When we think about addiction recovery, there’s a tendency for us to assume that it should be as easy as deciding not to abuse alcohol or drugs anymore; however, it’s unfortunately not that simple. Addiction is a disease that’s unlike any other. Most diseases are either physical or psychological, but addiction lives somewhere in between. This means that it robs people of their physical health while changing the brain in such ways as to result in dramatically different behaviors and personality traits. In fact, the development of an addiction coincides with irrational behaviors that can potentially be dangerous and self-destructive. People who develop addictions find it difficult to stop using alcohol and drugs, often being extremely resistant to recovery due to the fear they have of withdrawals. Rather than watching an addicted loved one remain in the throes of active addiction for years or even decades, addiction interventions serve as an effective way of encouraging a loved one into recovery.
But what exactly is an addiction intervention? How do they work and how can you know when your loved one needs an intervention?
The effects of addiction can largely be broken down into two different categories: physical and psychological. The physical effects are mostly straightforward and include things like the weakening of the immune system, damage to a variety of bodily organs and systems, and the risk of contracting one of any number of potential illnesses. Any of these physical effects can have a lasting impact on quality of life, but it’s the psychological effects that oftentimes have the direct and lasting implications. The development of an addiction results in rapid changes to personality, demeanor, and behavior, making individuals more likely to take unnecessary risks or put themselves or others in harm’s way. In fact, it’s for this reason that many addicts ruin relations and why some even commit crimes to sustain their addictions. It’s a disease that makes people incredibly self-destructive, which is why it’s important to be aware of how to help a loved one who’s suffering from addiction.
When you have a loved one who suffers from addiction, it’s difficult not to feel a sense of helplessness. Even when we know we’re not the reasons for their addictions, there’s a tendency to feel a sense of responsibility or obligation, almost like we’re complicit in the individual’s deterioration if we don’t somehow intervene. Fortunately, while there’s no way to cure an addict of his or her addiction or even to force him or her into recovery, there’s a way to strongly encourage an addict to seek treatment by confronting him or her — in a non-aggressive way, of course — with the diverse effects his or her addiction has had, not just on the individual but also the people around him or her.
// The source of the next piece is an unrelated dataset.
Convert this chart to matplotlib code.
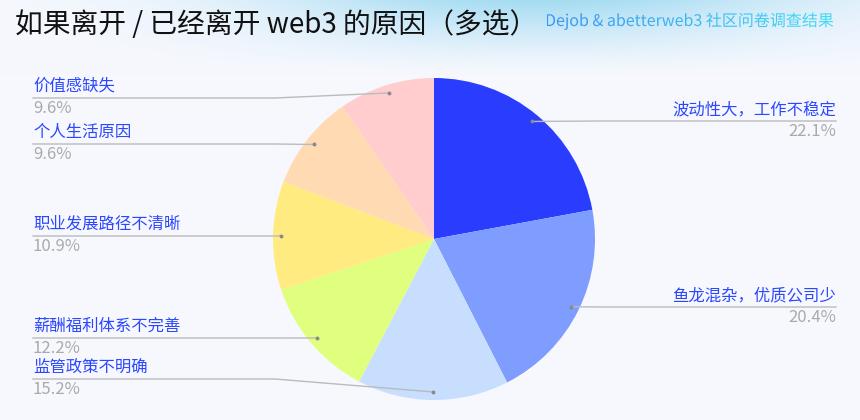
import numpy as np
import matplotlib
matplotlib.use("Agg")
import matplotlib.pyplot as plt
from matplotlib.textpath import TextPath
from matplotlib.font_manager import FontProperties
from matplotlib.colors import to_rgb

plt.rcParams['font.family'] = ['Noto Sans CJK SC', 'DejaVu Sans']

# 数据
labels = ['波动性大，工作不稳定', '鱼龙混杂，优质公司少', '监管政策不明确',
          '薪酬福利体系不完善', '职业发展路径不清晰', '个人生活原因', '价值感缺失']
values = [22.1, 20.4, 15.2, 12.2, 10.9, 9.6, 9.6]
colors = ['#2A3DFF', '#7F9CFF', '#C8DEFF', '#E0FF7F', '#FFEB80', '#FFDAB3', '#FFCDCD']

# 标签布局（像素，y 向下）
label_y = [121, 307, 379, 338, 236, 144, 98]
label_side = ['r', 'r', 'l', 'l', 'l', 'l', 'l']

W, H = 860, 420
cx, cy, R = 434, 239, 161

fig = plt.figure(figsize=(8.6, 4.2), dpi=100)
ax = fig.add_axes([0, 0, 1, 1])
ax.set_axis_off()

# 背景渐变
yy, xx = np.mgrid[0:H, 0:W]
base = np.array(to_rgb('#F7F8FE'))
tint = np.array([150, 215, 240]) / 255
a = np.clip(1 - yy / 75.0, 0, 1) ** 1.3 * np.exp(-((xx - 540) / 280.0) ** 2) * 0.85
bg = base[None, None, :] * (1 - a[..., None]) + tint[None, None, :] * a[..., None]
ax.imshow(bg, extent=[0, W, 0, H], origin='upper', zorder=0)

# 饼图
ax.pie(values, colors=colors, startangle=90, counterclock=False,
       center=(cx, H - cy), radius=R, wedgeprops=dict(linewidth=0), frame=False)

# 引导线与标签
cum = np.cumsum([0] + values[:-1])
for name, v, c0, ly, side in zip(labels, values, cum, label_y, label_side):
    ang = np.deg2rad((c0 + v / 2) / sum(values) * 360)
    dx = cx + 0.95 * R * np.sin(ang)
    dy = cy - 0.95 * R * np.cos(ang)
    if side == 'l':
        xs = [dx, 275, 33]
        tx, ha = 33, 'left'
    else:
        xs = [dx, 600, 836]
        tx, ha = 836, 'right'
    ys = [dy, ly, ly]
    ax.plot(xs, [H - y for y in ys], color='#BBBBBB', lw=1, zorder=3)
    ax.plot(dx, H - dy, 'o', ms=1.8, color='#8A8A8A', zorder=4)
    ax.text(tx, H - ly + 3, name, ha=ha, va='bottom', fontsize=11.8, color='#2B48FF', zorder=5)
    ax.text(tx, H - ly - 2, f'{v}%', ha=ha, va='top', fontsize=12, color='#AAAAAA', zorder=5)

# 标题
ax.text(15, H - 25, '如果离开 / 已经离开 web3 的原因（多选）', ha='left', va='center',
        fontsize=20, color='#111111', zorder=5)

# 副标题（渐变色文字）
sub = 'Dejob & abetterweb3 社区问卷调查结果'
tp = TextPath((545, H - 26), sub, size=16, prop=FontProperties(family='Noto Sans CJK SC'))
ext = tp.get_extents()
g = np.linspace(0, 1, 200)[None, :, None]
c1, c2 = np.array(to_rgb('#3D95F5')), np.array(to_rgb('#42DDF2'))
grad = np.repeat(c1 * (1 - g) + c2 * g, 2, axis=0)
im = ax.imshow(grad, extent=[ext.x0, ext.x1, ext.y0, ext.y1], aspect='auto', zorder=5)
im.set_clip_path(tp, transform=ax.transData)

ax.set_xlim(0, W)
ax.set_ylim(0, H)
ax.set_aspect('auto')

fig.savefig('out.png', dpi=100)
An intervention, by definition, is a non-aggressive confrontation between an addict and his or her closest family, friends, and other loved ones. During this event, the addict’s loved ones typically take turns addressing the addict to explain how they’ve each been personally affected by the individual’s addiction, how it’s felt to bear witness to the individual’s deterioration and to encourage the individual to seek treatment.
There’s actually a lot of leeway when it comes to staging an addiction intervention as long as you cover the key components, which are: having the individual’s family and friends in attendance, having a private place in which to host the event, having the addict him or herself in attendance, and having ample time for the intervention. There’s also the option of having a professional interventionist help host the intervention. Although not required, an interventionist — or intervention specialist, as they’re sometimes called — can be immensely helpful as they can guide the discussion, ensure that everyone remains respectful, and otherwise help to make the intervention as effective as possible.
There are a few steps involved when it comes to staging an addiction intervention. The first would be to coordinate with the addict’s loved ones to choose a time and place that works for all parties involved. And remember that it must be a time that works for the addict, too. Also, all those who will be attending the intervention should take some time to think about what they want to say. Even just making a few notes on an index card can be helpful, but some people prefer to write letters that they can read aloud during the intervention; either way, this level of preparation helps people to make sure they say everything they want to say during the intervention. After all, this is a very emotional time, so without writing down notes or having a reference of some sort it’s likely that a person would forget certain things.
As well, it’s a good idea to make tentative treatment plans for the individual suffering from addiction. Since you can’t be certain whether or not an intervention will truly be a success, you may not want to go so far as paying for a treatment program or making a commitment; however, it would be a good idea to have one or two programs (at one treatment center or different centers) tentatively selected. If the intervention is successful, this will minimize the amount of time the addict would have to wait before actually beginning treatment. It’s a good idea to make sure the addict can start treatment as soon as possible if the intervention is successful because a lapse of time would allow the individual to change his or her mind. When preparations have already been made, the addict can quickly begin treatment very soon after the intervention.
Finally, it’s very important to approach the intervention with as calm and collected a demeanor as possible. Aggression, anger, and accusations could cause the addict to become withdrawn and unparticipative, which would render the intervention pointless. Although the addict will mostly be listening to loved ones speak during the intervention, aggression and accusations could cause the addict to leave or refuse help. Instead, you should always address the addict from a place of respect, love, concern, and support. Try to be understanding of the addict’s perspective while also expressing concern for how the individual’s addiction has affected him or her and others.